Agronomy and Horticulture, Department of


Document Type


Date of this Version



Agrosyst Geosci Environ. 2020;3:e20101.


2020 The Authors. Agrosystems, Geosciences & Environment


Cover crop (CC) roots are critical for soil ecosystem service delivery including soil stabilization, C and nutrient cycling, soil health improvement, and others. However, most CC studies only evaluate CC aboveground biomass yield, neglecting the belowground portion of the plant. The objectives of this study were to quantify the impacts of (a) CC planting (pre- and post-harvest) dates and (b) early (2–4 wk before main crop planting) and late (at main crop planting) CC termination with and without corn (Zea mays L.) residue removal on root biomass yield.
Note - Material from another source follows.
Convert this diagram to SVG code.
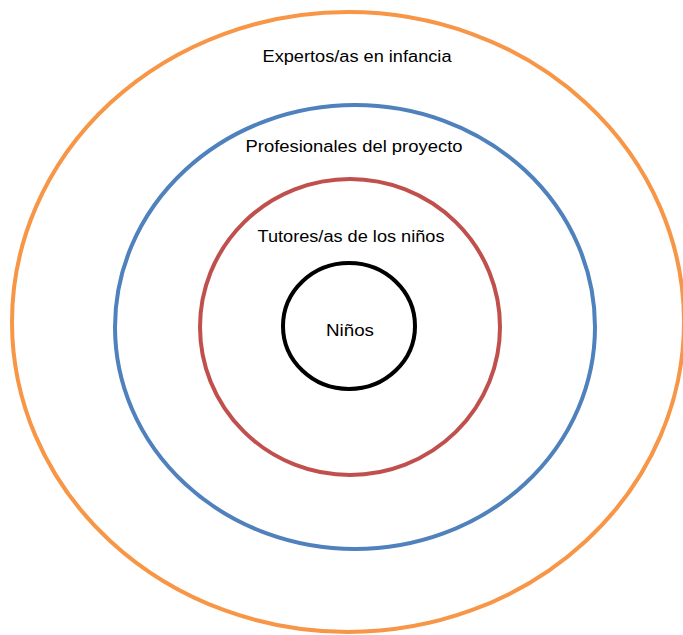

We assessed the effects of CC planting or termination dates on root biomass yield for surface 10 cm of soil at four sites through sampling at CC termination and separating roots from soil with a hydropneumatic elutriation system. Pre-harvest CC planting had limited and variable impacts on root biomass yield compared with post-harvest planting. Corn residue removal had no impact on root biomass yield. However, CC termination date had effects at the Irrigated but not at the Rainfed site. At the Irrigated site, late-terminated CCs doubled root biomass yield in both years compared to early terminated and no CC. At this site, under late-terminated CCs, root biomass yield was 2.8 Mg ha–1 attributed to their higher aboveground biomass yield and later termination. At the Rainfed site, root biomass yield was 1.6 Mg ha-1. Overall, late termination of CCs can increase root biomass yield; however, early planting into the cash crop did not consistently increase root biomass yield under the conditions of this study.